• [EXERCISE] Select lines where the word "this" appears.

** BEGIN RECORDED INFORMATION **

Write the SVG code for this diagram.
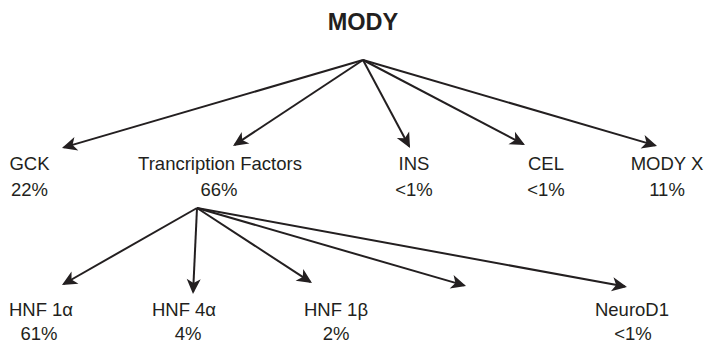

** END RECORDED INFORMATION **
** BEGIN RECORDED INFORMATION **

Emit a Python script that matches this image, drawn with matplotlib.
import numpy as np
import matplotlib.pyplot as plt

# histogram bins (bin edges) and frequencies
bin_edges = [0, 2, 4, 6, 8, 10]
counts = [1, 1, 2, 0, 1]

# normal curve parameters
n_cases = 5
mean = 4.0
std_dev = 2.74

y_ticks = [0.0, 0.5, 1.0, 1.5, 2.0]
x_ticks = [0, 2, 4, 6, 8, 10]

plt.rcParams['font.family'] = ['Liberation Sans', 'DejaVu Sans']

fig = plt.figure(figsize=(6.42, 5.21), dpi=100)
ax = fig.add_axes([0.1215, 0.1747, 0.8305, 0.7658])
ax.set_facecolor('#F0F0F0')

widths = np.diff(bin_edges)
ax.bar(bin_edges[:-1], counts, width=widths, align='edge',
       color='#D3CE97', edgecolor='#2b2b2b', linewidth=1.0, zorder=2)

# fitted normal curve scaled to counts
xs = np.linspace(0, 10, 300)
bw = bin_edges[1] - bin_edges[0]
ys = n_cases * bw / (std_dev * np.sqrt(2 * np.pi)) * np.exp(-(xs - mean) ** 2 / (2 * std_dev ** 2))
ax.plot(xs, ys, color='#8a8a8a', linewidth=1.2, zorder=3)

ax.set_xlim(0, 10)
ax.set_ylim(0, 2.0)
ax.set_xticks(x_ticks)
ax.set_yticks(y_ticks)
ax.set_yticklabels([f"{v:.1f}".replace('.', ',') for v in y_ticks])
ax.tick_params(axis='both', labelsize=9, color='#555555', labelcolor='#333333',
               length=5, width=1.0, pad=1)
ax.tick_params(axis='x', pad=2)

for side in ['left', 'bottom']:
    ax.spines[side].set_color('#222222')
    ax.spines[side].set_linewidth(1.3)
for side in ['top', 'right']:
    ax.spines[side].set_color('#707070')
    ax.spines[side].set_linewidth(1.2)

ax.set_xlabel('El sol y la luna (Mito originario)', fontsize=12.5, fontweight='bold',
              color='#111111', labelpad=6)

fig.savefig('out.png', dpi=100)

** END RECORDED INFORMATION **

• [EXPECTED OUTPUT]
Write the SVG code for this diagram.
Emit a Python script that matches this image, drawn with matplotlib.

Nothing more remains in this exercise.